### Set exercise:
Copy the records below exactly, starting at the line that contains "Generate a web" and ending at the line that contains "const xTicks = [0, 20, 40, 60, 80];"; leave out any pictures.

### Stored records:
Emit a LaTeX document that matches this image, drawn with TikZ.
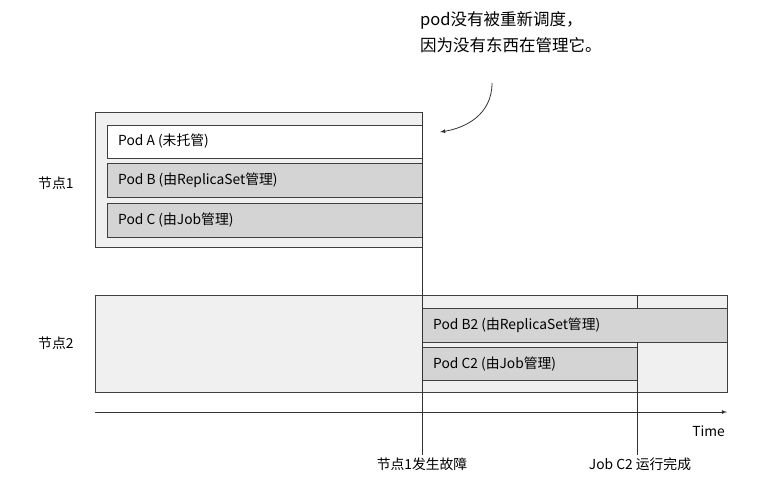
--
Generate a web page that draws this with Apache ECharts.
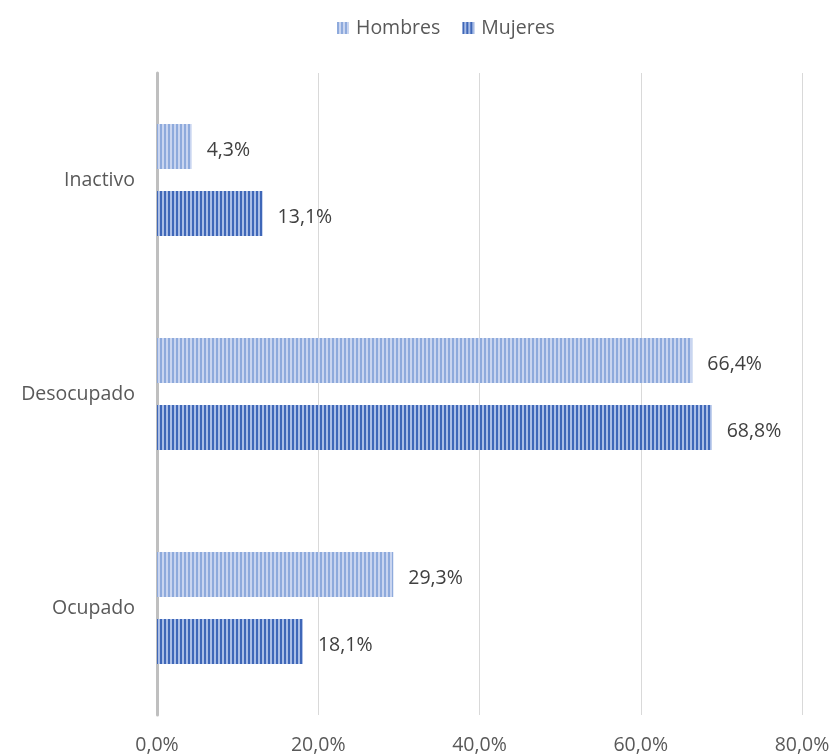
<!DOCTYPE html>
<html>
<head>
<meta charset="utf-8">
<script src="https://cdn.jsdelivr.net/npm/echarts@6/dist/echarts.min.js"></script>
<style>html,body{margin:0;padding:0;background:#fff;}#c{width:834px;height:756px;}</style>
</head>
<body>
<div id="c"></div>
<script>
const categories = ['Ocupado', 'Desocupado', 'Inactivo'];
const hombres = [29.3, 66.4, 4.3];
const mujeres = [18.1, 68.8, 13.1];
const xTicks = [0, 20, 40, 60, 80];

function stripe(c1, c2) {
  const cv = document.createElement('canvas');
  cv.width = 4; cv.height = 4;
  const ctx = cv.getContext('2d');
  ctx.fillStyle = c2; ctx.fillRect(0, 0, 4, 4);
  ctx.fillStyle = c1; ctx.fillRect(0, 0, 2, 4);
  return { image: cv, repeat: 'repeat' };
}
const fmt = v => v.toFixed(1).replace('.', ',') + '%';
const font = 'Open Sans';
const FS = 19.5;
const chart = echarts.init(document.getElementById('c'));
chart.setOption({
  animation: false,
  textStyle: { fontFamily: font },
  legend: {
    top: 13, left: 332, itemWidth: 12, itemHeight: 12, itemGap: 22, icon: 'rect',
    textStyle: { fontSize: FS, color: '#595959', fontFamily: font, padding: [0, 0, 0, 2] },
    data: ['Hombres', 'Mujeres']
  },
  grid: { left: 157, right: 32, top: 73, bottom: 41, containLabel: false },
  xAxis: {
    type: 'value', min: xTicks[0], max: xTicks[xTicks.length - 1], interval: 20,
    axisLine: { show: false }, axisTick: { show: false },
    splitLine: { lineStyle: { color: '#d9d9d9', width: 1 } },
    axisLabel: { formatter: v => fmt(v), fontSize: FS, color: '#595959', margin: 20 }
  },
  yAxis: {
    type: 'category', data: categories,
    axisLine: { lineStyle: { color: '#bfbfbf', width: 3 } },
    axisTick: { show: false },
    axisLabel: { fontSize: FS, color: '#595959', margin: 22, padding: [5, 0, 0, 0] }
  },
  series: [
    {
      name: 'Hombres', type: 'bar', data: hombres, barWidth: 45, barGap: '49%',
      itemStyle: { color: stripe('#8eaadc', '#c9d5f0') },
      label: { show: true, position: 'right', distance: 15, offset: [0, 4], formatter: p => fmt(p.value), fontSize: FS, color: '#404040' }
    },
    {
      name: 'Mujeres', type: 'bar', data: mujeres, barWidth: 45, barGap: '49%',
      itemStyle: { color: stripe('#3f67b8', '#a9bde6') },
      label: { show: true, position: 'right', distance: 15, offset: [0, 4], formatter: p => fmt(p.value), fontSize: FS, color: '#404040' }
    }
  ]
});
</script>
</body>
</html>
* * *
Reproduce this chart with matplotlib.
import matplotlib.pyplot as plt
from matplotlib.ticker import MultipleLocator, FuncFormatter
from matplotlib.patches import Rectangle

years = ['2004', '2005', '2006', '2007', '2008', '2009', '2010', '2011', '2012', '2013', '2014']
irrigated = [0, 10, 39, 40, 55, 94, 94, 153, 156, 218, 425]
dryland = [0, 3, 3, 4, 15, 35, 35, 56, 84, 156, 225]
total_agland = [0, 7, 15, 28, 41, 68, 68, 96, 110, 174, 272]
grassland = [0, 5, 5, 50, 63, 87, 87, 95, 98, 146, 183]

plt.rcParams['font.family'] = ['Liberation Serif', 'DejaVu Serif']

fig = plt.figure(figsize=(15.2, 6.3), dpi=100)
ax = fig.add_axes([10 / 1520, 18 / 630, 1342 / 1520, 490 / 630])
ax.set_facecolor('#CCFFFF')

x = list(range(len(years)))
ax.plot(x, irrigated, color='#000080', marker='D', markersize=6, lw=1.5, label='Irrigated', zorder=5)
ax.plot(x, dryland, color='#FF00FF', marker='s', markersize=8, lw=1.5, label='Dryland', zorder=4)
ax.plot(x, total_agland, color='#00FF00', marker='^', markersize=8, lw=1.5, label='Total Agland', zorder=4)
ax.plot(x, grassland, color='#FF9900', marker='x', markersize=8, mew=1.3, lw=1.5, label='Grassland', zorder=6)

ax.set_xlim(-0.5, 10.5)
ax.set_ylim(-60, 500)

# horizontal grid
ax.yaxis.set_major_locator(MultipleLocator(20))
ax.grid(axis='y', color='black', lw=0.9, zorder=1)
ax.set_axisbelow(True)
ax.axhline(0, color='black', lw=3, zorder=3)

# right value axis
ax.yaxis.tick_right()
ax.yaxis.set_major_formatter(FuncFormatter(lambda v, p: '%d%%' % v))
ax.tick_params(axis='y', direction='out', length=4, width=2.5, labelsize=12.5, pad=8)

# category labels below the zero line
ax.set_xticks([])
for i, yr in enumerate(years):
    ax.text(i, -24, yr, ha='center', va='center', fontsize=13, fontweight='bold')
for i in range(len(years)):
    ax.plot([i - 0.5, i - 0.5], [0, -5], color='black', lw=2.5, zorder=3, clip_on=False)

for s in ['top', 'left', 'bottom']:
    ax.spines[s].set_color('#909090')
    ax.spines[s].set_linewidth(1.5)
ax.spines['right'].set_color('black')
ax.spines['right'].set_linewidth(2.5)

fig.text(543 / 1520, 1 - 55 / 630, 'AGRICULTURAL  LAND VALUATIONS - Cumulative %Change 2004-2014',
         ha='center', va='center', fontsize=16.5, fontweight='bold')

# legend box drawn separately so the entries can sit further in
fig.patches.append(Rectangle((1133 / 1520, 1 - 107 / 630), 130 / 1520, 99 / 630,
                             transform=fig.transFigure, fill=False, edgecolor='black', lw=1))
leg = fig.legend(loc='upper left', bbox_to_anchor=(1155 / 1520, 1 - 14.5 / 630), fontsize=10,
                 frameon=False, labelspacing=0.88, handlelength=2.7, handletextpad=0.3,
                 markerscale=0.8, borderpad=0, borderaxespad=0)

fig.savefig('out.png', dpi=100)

### Task solution:
Generate a web page that draws this with Apache ECharts.
<!DOCTYPE html>
<html>
<head>
<meta charset="utf-8">
<script src="https://cdn.jsdelivr.net/npm/echarts@6/dist/echarts.min.js"></script>
<style>html,body{margin:0;padding:0;background:#fff;}#c{width:834px;height:756px;}</style>
</head>
<body>
<div id="c"></div>
<script>
const categories = ['Ocupado', 'Desocupado', 'Inactivo'];
const hombres = [29.3, 66.4, 4.3];
const mujeres = [18.1, 68.8, 13.1];
const xTicks = [0, 20, 40, 60, 80];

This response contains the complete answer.